Déplier les questions éthiques suscitées par l'épidémie de Covid-19 : tel fut l'enjeu de l'audition de la Dr Sophie Crozier, neurologue, coordinatrice pour l'Assistance publique-Hôpitaux de Paris de la démarche éthique et d'Emmanuel Hirsch, directeur de l’Espace éthique de la région Île-de-France, par la commission d'enquête du Sénat.
Alors que « les pratiques sont dégradées depuis plusieurs années en raison des restrictions budgétaires, l'épidémie de Covid-19 a aiguisé les tensions chez les soignants, entre respect de nos valeurs et rationnement lié au manque de moyens », a résumé la Dr Crozier devant les sénateurs.

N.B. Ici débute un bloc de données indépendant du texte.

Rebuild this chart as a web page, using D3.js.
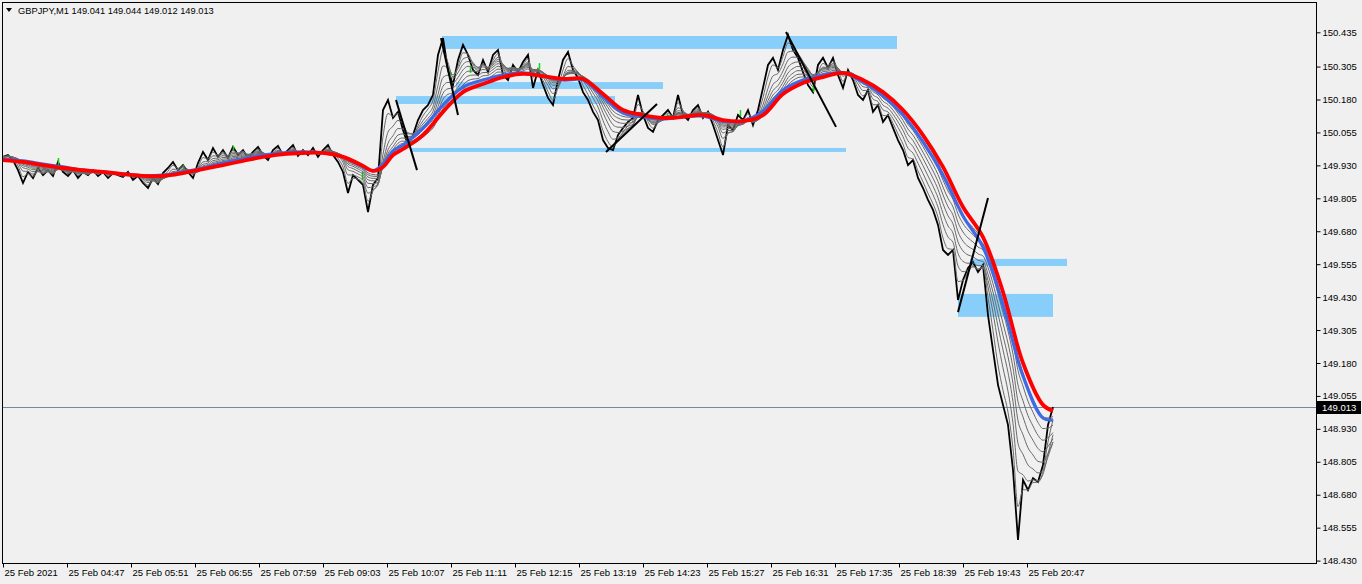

Le constat est cru. Les moyens humains ont manqué. « On a dû déplacer du personnel, des soignants se sont retrouvés à des postes pour lesquels ils n'avaient pas les compétences », décrit la neurologue. Conséquences : de l'anxiété pour les praticiens, une perte de chance pour les patients.
La pénurie est aussi matérielle. Les équipements de protection, les lits, les respirateurs ont fait défaut, ainsi que les médicaments, comme le midazolam, cette benzodiazépine utilisée en anesthésie. « Nous avons dû utiliser d'autres molécules auxquelles nous étions moins habitués, nous n'avons pas toujours pu être corrects dans l'accompagnement des patients et des symptômes d'inconfort », a-t-elle expliqué, émue et droite.
L'interdiction des visiteurs auprès des patients a aussi créé « de grandes difficultés », aux soignants. « L'isolement a-t-il été garant de l'intérêt collectif ? N'a-t-il pas eu plus d'effets délétères ? La question doit être posée », poursuit-elle.
Quel sort pour les patients non Covid ?
La spécialiste d'éthique — la Dr Crozier est aussi membre du Comité consultatif national d'éthique (CCNE) — s'interroge sur la priorisation des patients. En réanimation, bien sûr. « Il y en a toujours eu. La question est : sur quels critères éthiques la fait-on reposer ? ». Et d'insister sur la nécessité d'un retour d'expérience.
Mais surtout, la Dr Crozier questionne la priorité accordée aux patients Covid sur les autres malades. « Il a été admis qu'il fallait réorganiser tous nos moyens pour le nouveau coronavirus. L'accès aux soins pour les autres, malades chroniques ou aigus, ou en situation de handicap, n'a pas été possible, il y a eu des pertes de chance », dénonce-t-elle. La neurologue a elle-même observé dans son service une réduction de 70 % des admissions pour AVC. Elle reconnaît que la lumière jetée sur le SARS-CoV-2 a pu influencer le jugement des médecins. « Un patient aux urgences pour une douleur abdominale, et nous pensions Covid. Alors que c'était une péritonite ». Elle s'offusque enfin du décompte journalier des victimes infectées. « La mort d'un patient Covid est-elle plus importante qu'un décès lié à une autre cause ? »
Manque de concertation
La Dr Crozier ainsi qu'Emmanuel Hirsch ont déploré le manque de prise en compte des patients et de la société civile, en deux mots, de la démocratie sanitaire, dans les décisions politiques. « Les familles ont été peu impliquées lors des transferts de patients dans des régions éloignées », note la Dr Crozier.
Emmanuel Hirsch regrette l'absence de sollicitation de la part des pouvoirs publics du réseau des comités d'éthiques. « Décider de tout dans les détails, sans concertation ni argumentation, créée de la suspicion », observe le président du Conseil pour l’éthique de la recherche de l’Université Paris-Saclay.
Inconciliable avec l'urgence ? Les deux intervenants récusent l'argument. « Une telle crise avait été anticipée », assure le professeur d'éthique, citant la revue « Pandémiques » lancée en 2006 et l'avis de 2009 du CCNE sur « les Questions éthiques soulevées par une possible pandémie grippale ».
Désobéissance ?
Quelle est alors la crédibilité à accorder à une parole publique décrochée de l'expertise de terrain ? « Nous avons mal vécu les directives contradictoires évoluant, non pas en fonction de la science, mais des pénuries, rapporte la Dr Crozier. L'absence de loyauté de la communication pose la question de la désobéissance à des ordres absurdes ». L'éthicien confirme : « La demande de sens n'a jamais été aussi forte ».